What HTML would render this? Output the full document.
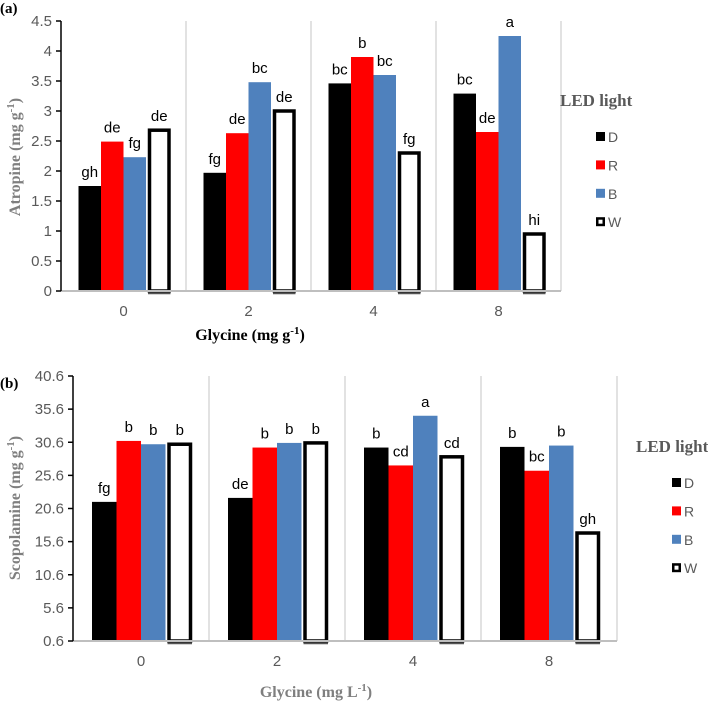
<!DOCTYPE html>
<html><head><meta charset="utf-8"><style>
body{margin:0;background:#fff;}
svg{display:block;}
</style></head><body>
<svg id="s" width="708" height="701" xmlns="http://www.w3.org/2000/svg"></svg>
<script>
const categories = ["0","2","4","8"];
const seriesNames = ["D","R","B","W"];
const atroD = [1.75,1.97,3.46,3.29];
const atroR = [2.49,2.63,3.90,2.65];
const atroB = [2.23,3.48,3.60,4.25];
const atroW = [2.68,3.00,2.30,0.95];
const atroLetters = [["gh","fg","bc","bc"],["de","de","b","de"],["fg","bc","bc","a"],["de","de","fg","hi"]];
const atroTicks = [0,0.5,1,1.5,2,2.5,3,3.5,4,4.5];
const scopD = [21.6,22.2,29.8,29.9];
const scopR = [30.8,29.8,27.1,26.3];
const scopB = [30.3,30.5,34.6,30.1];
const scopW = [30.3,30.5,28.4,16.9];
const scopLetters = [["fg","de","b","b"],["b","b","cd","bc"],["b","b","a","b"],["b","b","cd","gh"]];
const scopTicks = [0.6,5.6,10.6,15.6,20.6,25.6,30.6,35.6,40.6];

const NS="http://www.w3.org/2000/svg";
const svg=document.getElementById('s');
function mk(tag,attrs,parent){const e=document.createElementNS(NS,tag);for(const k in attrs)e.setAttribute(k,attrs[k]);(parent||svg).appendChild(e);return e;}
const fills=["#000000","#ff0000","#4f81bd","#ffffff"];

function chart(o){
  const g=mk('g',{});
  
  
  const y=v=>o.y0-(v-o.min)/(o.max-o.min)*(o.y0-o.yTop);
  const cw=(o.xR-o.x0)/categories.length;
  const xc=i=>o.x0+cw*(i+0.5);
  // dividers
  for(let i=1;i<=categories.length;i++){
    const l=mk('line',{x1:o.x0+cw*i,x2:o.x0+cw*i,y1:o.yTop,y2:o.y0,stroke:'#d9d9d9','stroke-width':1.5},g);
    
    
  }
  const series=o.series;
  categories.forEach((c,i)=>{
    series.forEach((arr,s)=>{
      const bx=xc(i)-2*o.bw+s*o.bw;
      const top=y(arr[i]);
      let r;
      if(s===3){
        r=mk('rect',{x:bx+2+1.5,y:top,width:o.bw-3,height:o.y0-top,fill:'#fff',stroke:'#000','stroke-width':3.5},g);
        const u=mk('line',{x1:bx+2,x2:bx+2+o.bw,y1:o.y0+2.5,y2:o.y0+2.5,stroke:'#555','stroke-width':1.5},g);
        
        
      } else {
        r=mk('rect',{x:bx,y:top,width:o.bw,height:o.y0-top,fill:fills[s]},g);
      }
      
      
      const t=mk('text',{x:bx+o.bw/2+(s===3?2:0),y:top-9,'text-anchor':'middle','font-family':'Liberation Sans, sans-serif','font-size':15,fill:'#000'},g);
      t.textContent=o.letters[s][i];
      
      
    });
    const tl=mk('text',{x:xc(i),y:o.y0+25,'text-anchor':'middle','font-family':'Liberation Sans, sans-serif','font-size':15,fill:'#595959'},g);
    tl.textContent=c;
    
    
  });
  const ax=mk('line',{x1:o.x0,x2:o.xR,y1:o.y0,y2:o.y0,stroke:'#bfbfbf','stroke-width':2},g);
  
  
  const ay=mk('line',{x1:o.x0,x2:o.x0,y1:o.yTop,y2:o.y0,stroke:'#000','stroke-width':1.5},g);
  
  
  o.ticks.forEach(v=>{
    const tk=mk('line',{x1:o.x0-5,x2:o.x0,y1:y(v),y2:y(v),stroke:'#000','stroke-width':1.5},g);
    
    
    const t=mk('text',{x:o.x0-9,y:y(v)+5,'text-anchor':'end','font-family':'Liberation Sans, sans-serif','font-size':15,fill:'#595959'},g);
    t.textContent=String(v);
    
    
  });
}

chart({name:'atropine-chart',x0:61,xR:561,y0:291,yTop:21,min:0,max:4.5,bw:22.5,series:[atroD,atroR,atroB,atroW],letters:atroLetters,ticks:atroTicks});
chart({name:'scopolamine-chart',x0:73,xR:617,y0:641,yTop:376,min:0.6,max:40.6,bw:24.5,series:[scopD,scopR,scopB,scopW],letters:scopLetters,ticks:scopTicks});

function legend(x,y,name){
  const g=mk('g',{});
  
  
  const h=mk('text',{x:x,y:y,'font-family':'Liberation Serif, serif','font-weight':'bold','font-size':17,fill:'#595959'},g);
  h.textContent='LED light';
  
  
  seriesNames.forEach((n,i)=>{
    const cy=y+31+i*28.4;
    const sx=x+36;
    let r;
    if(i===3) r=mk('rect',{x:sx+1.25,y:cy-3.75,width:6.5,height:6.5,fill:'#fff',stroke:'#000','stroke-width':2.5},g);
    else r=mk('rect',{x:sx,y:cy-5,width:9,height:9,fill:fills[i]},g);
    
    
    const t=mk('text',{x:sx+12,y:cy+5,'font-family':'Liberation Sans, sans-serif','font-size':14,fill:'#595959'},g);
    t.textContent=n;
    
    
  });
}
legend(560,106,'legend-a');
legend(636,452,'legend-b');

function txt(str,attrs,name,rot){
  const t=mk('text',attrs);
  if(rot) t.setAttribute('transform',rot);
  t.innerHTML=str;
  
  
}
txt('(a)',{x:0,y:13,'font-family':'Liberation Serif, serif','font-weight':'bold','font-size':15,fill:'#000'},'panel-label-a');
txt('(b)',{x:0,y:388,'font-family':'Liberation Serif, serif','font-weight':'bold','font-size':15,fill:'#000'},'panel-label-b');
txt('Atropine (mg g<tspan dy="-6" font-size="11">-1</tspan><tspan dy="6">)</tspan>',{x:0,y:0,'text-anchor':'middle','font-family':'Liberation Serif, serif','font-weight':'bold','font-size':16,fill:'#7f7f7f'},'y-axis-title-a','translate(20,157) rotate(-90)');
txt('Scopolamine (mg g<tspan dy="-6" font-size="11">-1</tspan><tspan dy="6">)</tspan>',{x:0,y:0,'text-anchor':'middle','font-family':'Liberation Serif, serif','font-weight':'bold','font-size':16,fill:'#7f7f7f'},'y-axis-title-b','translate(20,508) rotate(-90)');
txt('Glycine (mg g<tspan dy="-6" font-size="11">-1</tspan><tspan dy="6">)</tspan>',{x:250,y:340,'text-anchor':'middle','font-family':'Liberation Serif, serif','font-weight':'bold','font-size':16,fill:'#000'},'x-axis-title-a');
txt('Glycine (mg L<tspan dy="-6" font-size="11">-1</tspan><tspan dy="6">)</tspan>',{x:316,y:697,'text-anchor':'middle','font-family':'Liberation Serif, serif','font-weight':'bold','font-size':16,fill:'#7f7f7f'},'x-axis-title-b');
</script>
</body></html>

####################

Go through the material and copy out every line with "document" in it.

What HTML would render this? Output the full document.
const svg=document.getElementById('s');
function mk(tag,attrs,parent){const e=document.createElementNS(NS,tag);for(const k in attrs)e.setAttribute(k,attrs[k]);(parent||svg).appendChild(e);return e;}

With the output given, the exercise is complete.